BRIEF >>
From the data that follows, copy every line holding the string "diagram".

EXCERPTED RECORDS >>
————

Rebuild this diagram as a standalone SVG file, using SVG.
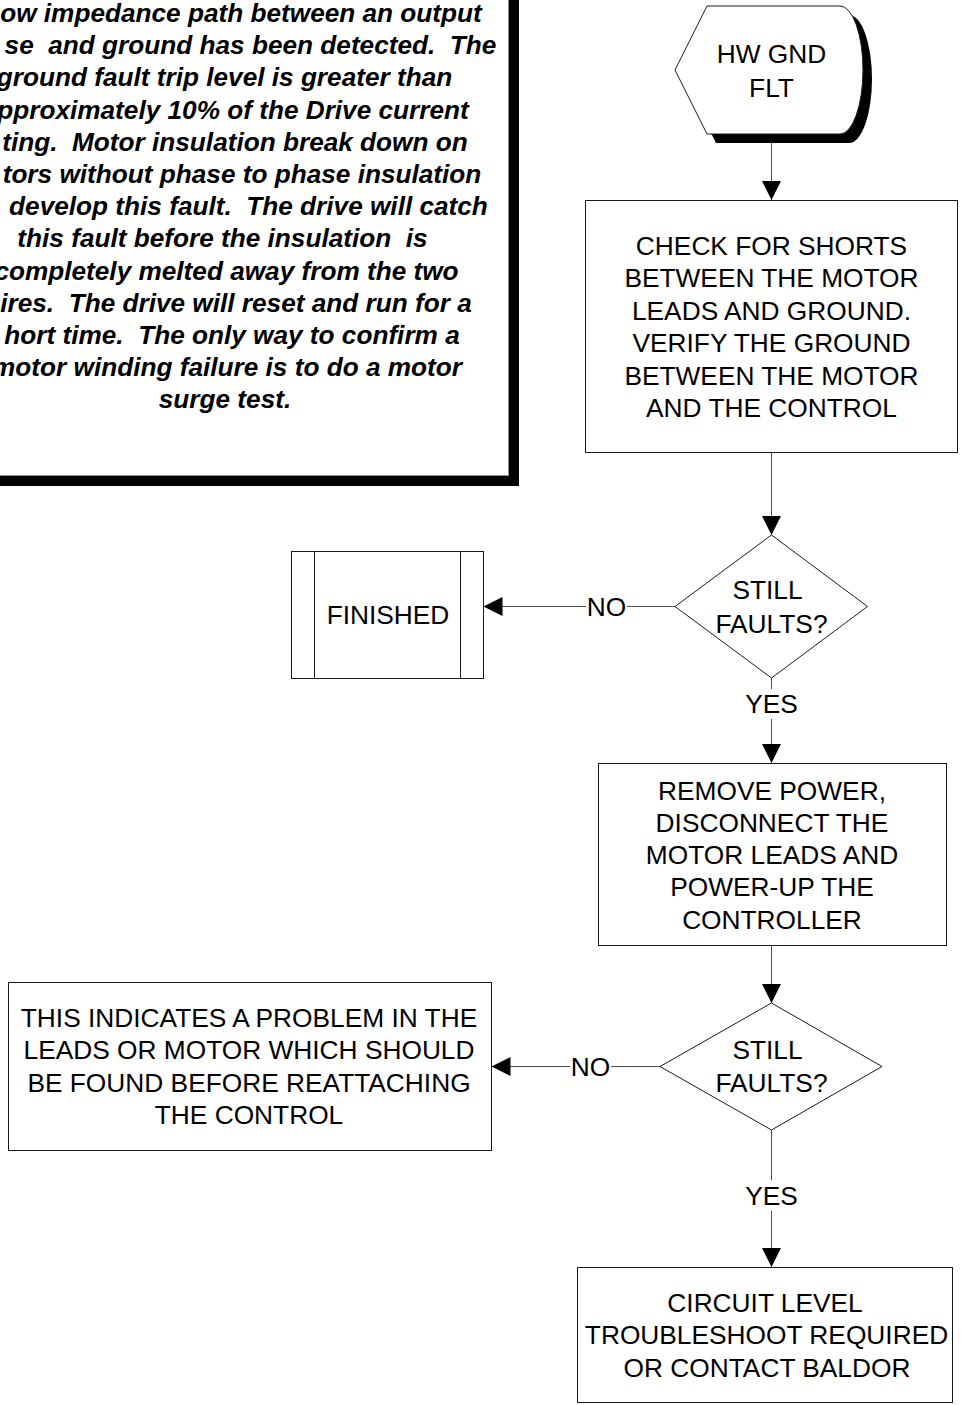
<svg xmlns="http://www.w3.org/2000/svg" width="961" height="1405" viewBox="0 0 961 1405">
  <style>
    .box { fill: #ffffff; stroke: #1a1a1a; stroke-width: 1; }
    .shadow { fill: #000000; stroke: none; }
    .conn { fill: none; stroke: #4d4d4d; stroke-width: 1; }
    .lbl { font-family: "Liberation Sans", Arial, sans-serif; font-size: 26.3px; fill: #000000; text-anchor: middle; }
    .note { font-family: "Liberation Sans", Arial, sans-serif; font-size: 26.2px; font-weight: bold; font-style: italic; fill: #000000; text-anchor: middle; white-space: pre; }
  </style>
  <defs>
    <marker id="arrow" viewBox="0 0 20 20" refX="20" refY="10" markerWidth="19" markerHeight="19" markerUnits="userSpaceOnUse" orient="auto">
      <path d="M0,0 L20,10 L0,20 Z" fill="#000000"/>
    </marker>
  </defs>

  <rect width="961" height="1405" fill="#ffffff"/>

  <!-- explanatory note with drop shadow -->
  <g id="note">
    <rect class="shadow" x="-10" y="-10" width="529" height="496"/>
    <rect x="-20" y="-20" width="528.5" height="495.5" fill="#ffffff" stroke="#8c8c8c" stroke-width="1"/>
    <text class="note" xml:space="preserve" x="241" y="22">ow impedance path between an output</text>
    <text class="note" xml:space="preserve" x="250.5" y="54.2">se  and ground has been detected.  The</text>
    <text class="note" xml:space="preserve" x="224.5" y="86.4">ground fault trip level is greater than</text>
    <text class="note" xml:space="preserve" x="233" y="118.6">pproximately 10% of the Drive current</text>
    <text class="note" xml:space="preserve" x="235" y="150.8">ting.  Motor insulation break down on</text>
    <text class="note" xml:space="preserve" x="242" y="183">tors without phase to phase insulation</text>
    <text class="note" xml:space="preserve" x="248.5" y="215.2">develop this fault.  The drive will catch</text>
    <text class="note" xml:space="preserve" x="222.5" y="247.4">this fault before the insulation  is</text>
    <text class="note" xml:space="preserve" x="226.5" y="279.6">completely melted away from the two</text>
    <text class="note" xml:space="preserve" x="236" y="311.8">ires.  The drive will reset and run for a</text>
    <text class="note" xml:space="preserve" x="232" y="344">hort time.  The only way to confirm a</text>
    <text class="note" xml:space="preserve" x="227" y="376.2">motor winding failure is to do a motor</text>
    <text class="note" xml:space="preserve" x="225" y="408.4">surge test.</text>
  </g>

  <!-- connectors -->
  <g id="connectors">
    <path class="conn" d="M771.5,134 V200" marker-end="url(#arrow)"/>
    <path class="conn" d="M771.5,452 V535" marker-end="url(#arrow)"/>
    <path class="conn" d="M675,606.5 H627"/>
    <path class="conn" d="M586,606.5 H483.5" marker-end="url(#arrow)"/>
    <path class="conn" d="M771.5,678 V689"/>
    <path class="conn" d="M771.5,719 V763" marker-end="url(#arrow)"/>
    <path class="conn" d="M771.5,945 V1003" marker-end="url(#arrow)"/>
    <path class="conn" d="M660,1066.5 H611"/>
    <path class="conn" d="M570,1066.5 H491.5" marker-end="url(#arrow)"/>
    <path class="conn" d="M771.5,1130 V1180"/>
    <path class="conn" d="M771.5,1211 V1267" marker-end="url(#arrow)"/>
    <text class="lbl" x="606.5" y="615.5">NO</text>
    <text class="lbl" x="771.5" y="713">YES</text>
    <text class="lbl" x="590.5" y="1075.5">NO</text>
    <text class="lbl" x="771.5" y="1205">YES</text>
  </g>

  <!-- start: display shape -->
  <g id="hw-gnd-flt">
    <path class="shadow" transform="translate(9,9)" d="M707,6 H840 A23,64 0 0 1 840,134 H707 L675,70 Z"/>
    <path class="box" d="M707,6 H840 A23,64 0 0 1 840,134 H707 L675,70 Z"/>
    <text class="lbl"><tspan x="771.5" y="63.3">HW GND</tspan><tspan x="771.5" y="96.7">FLT</tspan></text>
  </g>

  <g id="check-shorts">
    <rect class="box" x="585.5" y="200.5" width="372" height="252"/>
    <text class="lbl"><tspan x="771.5" y="255">CHECK FOR SHORTS</tspan><tspan x="771.5" y="287.4">BETWEEN THE MOTOR</tspan><tspan x="771.5" y="319.8">LEADS AND GROUND.</tspan><tspan x="771.5" y="352.2">VERIFY THE GROUND</tspan><tspan x="771.5" y="384.6">BETWEEN THE MOTOR</tspan><tspan x="771.5" y="417">AND THE CONTROL</tspan></text>
  </g>

  <g id="decision-1">
    <polygon class="box" points="771.5,535 867.5,606.5 771.5,678 675,606.5"/>
    <text class="lbl"><tspan x="767.5" y="599">STILL</tspan><tspan x="771.5" y="633">FAULTS?</tspan></text>
  </g>

  <g id="finished">
    <rect class="box" x="291.5" y="551.5" width="192" height="127"/>
    <path class="box" d="M314.5,551.5 V678.5 M460.5,551.5 V678.5"/>
    <text class="lbl" x="388" y="624">FINISHED</text>
  </g>

  <g id="remove-power">
    <rect class="box" x="598.5" y="763.5" width="348" height="182"/>
    <text class="lbl"><tspan x="772" y="799.5">REMOVE POWER,</tspan><tspan x="772" y="831.8">DISCONNECT THE</tspan><tspan x="772" y="864.1">MOTOR LEADS AND</tspan><tspan x="772" y="896.4">POWER-UP THE</tspan><tspan x="772" y="928.7">CONTROLLER</tspan></text>
  </g>

  <g id="decision-2">
    <polygon class="box" points="771.5,1003 882,1066.5 771.5,1130 660,1066.5"/>
    <text class="lbl"><tspan x="767.5" y="1059">STILL</tspan><tspan x="771.5" y="1092">FAULTS?</tspan></text>
  </g>

  <g id="leads-problem">
    <rect class="box" x="8.5" y="982.5" width="483" height="168"/>
    <text class="lbl"><tspan x="249" y="1027">THIS INDICATES A PROBLEM IN THE</tspan><tspan x="249" y="1059.4">LEADS OR MOTOR WHICH SHOULD</tspan><tspan x="249" y="1091.8">BE FOUND BEFORE REATTACHING</tspan><tspan x="249" y="1124.2">THE CONTROL</tspan></text>
  </g>

  <g id="circuit-level">
    <rect class="box" x="577.5" y="1267.5" width="375" height="135"/>
    <text class="lbl"><tspan x="765" y="1312">CIRCUIT LEVEL</tspan><tspan x="766.5" y="1344.3">TROUBLESHOOT REQUIRED</tspan><tspan x="767" y="1376.6">OR CONTACT BALDOR</tspan></text>
  </g>
</svg>
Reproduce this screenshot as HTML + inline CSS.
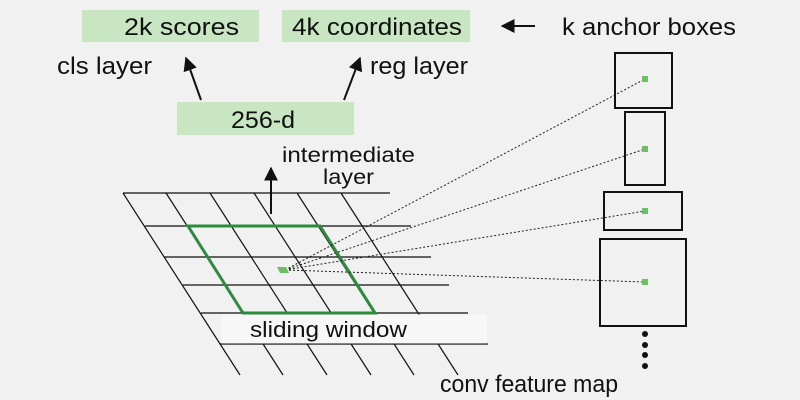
<!DOCTYPE html>
<html><head><meta charset="utf-8"><style>html,body{margin:0;padding:0;background:#f1f1f1}svg{display:block}</style></head><body>
<svg width="800" height="400" viewBox="0 0 800 400" xmlns="http://www.w3.org/2000/svg" font-family="Liberation Sans, sans-serif" fill="#111">
<defs><marker id="ah" viewBox="0 0 10 10" refX="9" refY="5" markerWidth="7" markerHeight="7" orient="auto"><path d="M0,0 L10,5 L0,10 z" fill="#111"/></marker></defs>
<rect width="800" height="400" fill="#f1f1f1"/>
<g fill="#c9e6c2">
<rect x="82" y="10" width="177" height="32"/>
<rect x="282" y="10" width="188" height="32"/>
<rect x="177" y="102" width="177" height="33"/>
</g>
<g font-size="24">
<text x="124" y="35" textLength="115" lengthAdjust="spacingAndGlyphs">2k scores</text>
<text x="292" y="35" textLength="170" lengthAdjust="spacingAndGlyphs">4k coordinates</text>
<text x="231" y="128" textLength="64" lengthAdjust="spacingAndGlyphs">256-d</text>
<text x="57" y="74" textLength="95" lengthAdjust="spacingAndGlyphs">cls layer</text>
<text x="370" y="74" textLength="98" lengthAdjust="spacingAndGlyphs">reg layer</text>
<text x="562" y="35" textLength="174" lengthAdjust="spacingAndGlyphs">k anchor boxes</text>
<text x="440" y="392" textLength="178" lengthAdjust="spacingAndGlyphs">conv feature map</text>
</g>
<g font-size="21">
<text x="282" y="162" textLength="133" lengthAdjust="spacingAndGlyphs">intermediate</text>
<text x="323" y="184" textLength="51" lengthAdjust="spacingAndGlyphs">layer</text>
</g>
<g stroke="#111" stroke-width="2" fill="none">
<line x1="201" y1="100" x2="186" y2="58" marker-end="url(#ah)"/>
<line x1="344" y1="100" x2="360" y2="58" marker-end="url(#ah)"/>
<line x1="535" y1="26" x2="502" y2="26" marker-end="url(#ah)"/>
<line x1="271" y1="214" x2="271" y2="168" marker-end="url(#ah)"/>
</g>
<g stroke="#111" stroke-width="1.2">
<line x1="123" y1="193" x2="390" y2="193"/>
<line x1="145" y1="226" x2="411" y2="226"/>
<line x1="164" y1="257" x2="431" y2="257"/>
<line x1="183" y1="285" x2="449" y2="285"/>
<line x1="201" y1="313" x2="468" y2="313"/>
<line x1="220" y1="344" x2="488" y2="344"/>
<line x1="123" y1="193" x2="240" y2="375"/>
<line x1="166" y1="193" x2="283" y2="375"/>
<line x1="210" y1="193" x2="327" y2="375"/>
<line x1="254" y1="193" x2="371" y2="375"/>
<line x1="297" y1="193" x2="414" y2="375"/>
<line x1="341" y1="193" x2="458" y2="375"/>
</g>
<rect x="222" y="314.5" width="265" height="29" fill="#f7f7f7"/>
<text x="250" y="337" font-size="22" textLength="157" lengthAdjust="spacingAndGlyphs">sliding window</text>
<polygon points="188,226 320,226 375,313 243,313" fill="none" stroke="#2e8b3e" stroke-width="3"/>
<g stroke="#111" stroke-width="2" fill="none">
<rect x="615" y="53" width="57" height="55"/>
<rect x="625" y="112" width="40" height="73"/>
<rect x="604" y="192" width="78" height="38"/>
<rect x="600" y="239" width="86" height="87"/>
</g>
<g stroke="#222" stroke-width="1" stroke-dasharray="2,2">
<line x1="285" y1="270" x2="645" y2="79"/>
<line x1="285" y1="270" x2="645" y2="149"/>
<line x1="285" y1="270" x2="645" y2="211"/>
<line x1="285" y1="270" x2="645" y2="282"/>
</g>
<g fill="#6cbf64">
<polygon points="277,267 286,267 289,273 280,273"/>
<rect x="642" y="76" width="6" height="6"/>
<rect x="642" y="146" width="6" height="6"/>
<rect x="642" y="208" width="6" height="6"/>
<rect x="642" y="279" width="6" height="6"/>
</g>
<g fill="#111">
<circle cx="645" cy="334" r="3"/><circle cx="645" cy="345" r="3"/><circle cx="645" cy="355" r="3"/><circle cx="645" cy="366" r="3"/>
</g>
</svg>
</body></html>
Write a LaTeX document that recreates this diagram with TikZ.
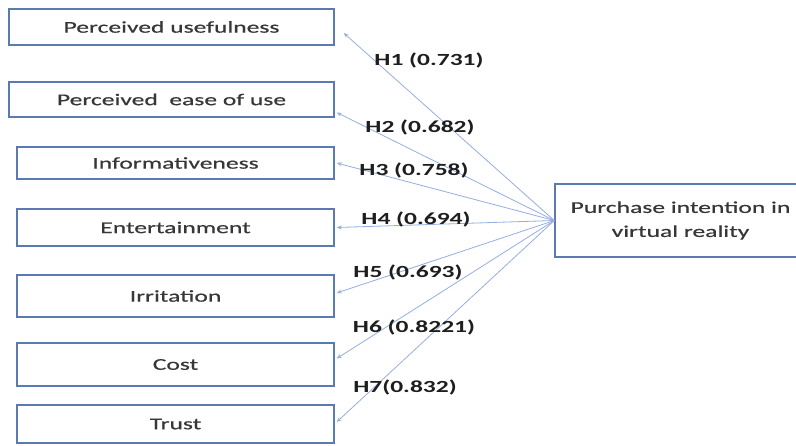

————

CORRECT OUTPUT >>
Rebuild this diagram as a standalone SVG file, using SVG.
Write a LaTeX document that recreates this diagram with TikZ.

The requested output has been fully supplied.